Thursday, October 22, 2009

Parents can't join athletes in Nigeria

Earl Edwards Jr. and his teammates on the U.S. under-17 national soccer team started with a bus from their training base in Bradenton, Fla., to the Tampa airport. Then a flight to Atlanta. Then a seven-hour layover. Then an overnight flight to Lagos, Nigeria. Then another layover and another flight to Kano, in Nigeria's north.

Edwards is 17. He's the starting goalkeeper. The under-17 World Cup represents the culmination of two-plus years of residency camp in Florida and the pinnacle, so far, of an illustrious athletic career. If all goes well, the U.S. team could be in Nigeria for 26 days.

His parents aren't going with him.

“It's the most frustrating position I've ever been in as a parent,” said Earl Edwards Sr., the athletic director at UC San Diego. “He's going to the biggest stage, the (U-17) World Cup. We thought all along we'd be able to go, and the fact that we're not is very disappointing.

“We had a conference call with the people from the U.S. national team, and they were explaining the conditions. It's pretty bad, I guess. They said there will be plenty of security for the kids, and the rest of us would pretty much be on our own. So it was pretty clear to us that we shouldn't go for security reasons, and so the kids wouldn't be worried about us.”

It's been a raw deal for this group of U-17 parents. The CONCACAF region's qualifying tournament was in Tijuana last spring during the height of narco-violence. Some parents went anyway, staying in San Diego and traveling across the border for games on a bus arranged by Edwards while their kids were holed up in a Tijuana hotel.

The Americans reached the semifinals, only for the remainder of the tournament to be canceled by the outbreak of swine flu in Mexico.

The 2009 U-17 World Cup, held every two years, has been an on-again, off-again proposition in Nigeria. At this time last year, the Nigerian government refused to bankroll the 24-team tournament because it was no longer a “priority.” That was smoothed over, only for the rebel group MEND (Movement for the Emancipation of the Niger Delta) to warn FIFA in June to “rethink” going forward “as the safety of international players and visitors cannot be guaranteed at this time.”

U.S. Soccer knows the drill. The under-20 World Cup was in Egypt last month. The full national team just played a World Cup qualifier in Honduras amid heightened political tensions.

“It sounds like essentially the experience will be go to the stadium, play and get back to your compound,” Edwards Sr. said. “I feel they'll be well taken care of, in terms of the numbers and who will be doing it — they're the top security people in the country and the world . . . But I don't understand why it's OK for (FIFA) to put our children in an environment like that.
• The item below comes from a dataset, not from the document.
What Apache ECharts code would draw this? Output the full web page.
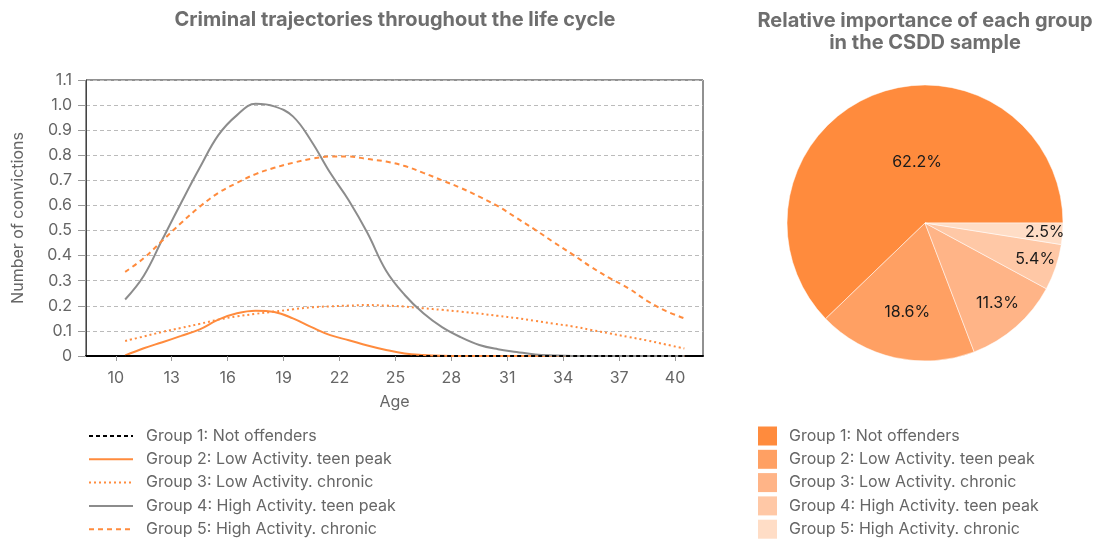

Why would you play games there?”

It is the first U-17 World Cup for coach Wilmer Cabrera, the former Colombian star who is the first Hispanic head coach of a U.S. national team. He has changed the makeup of the roster at the under-17 residency program in Florida, populating it with players who compensate with foot skills what they may lack in raw athleticism. This U.S. team might actually knock it around a bit.

They open Monday at Kano's Sani Abacha Stadium against Spain (11 a.m. PDT), followed by group games against Malawi and United Arab Emirates. The U.S. games will be televised on ESPNU and Spanish-language Galavision.

EJ, as Earl Jr. is called, phoned his parents before leaving Atlanta last night and told them not to worry. No other parents are going, either.

“It's unfortunate that they're not going to make it,” said Edwards Jr., who played for the La Jolla Nomads club and has committed to UCLA. “I know they were upset after all the hard work I've put in for the last two years, and wanting to see the outcome of it all. But FIFA and US Soccer, between the two of them, I think we'll be safe.

“As players, we haven't thought about (the security) at all. We're just focused on doing well in this tournament, seeing what we can do. The team is really confident. We have played in a bunch of international games, and we know what we can do.”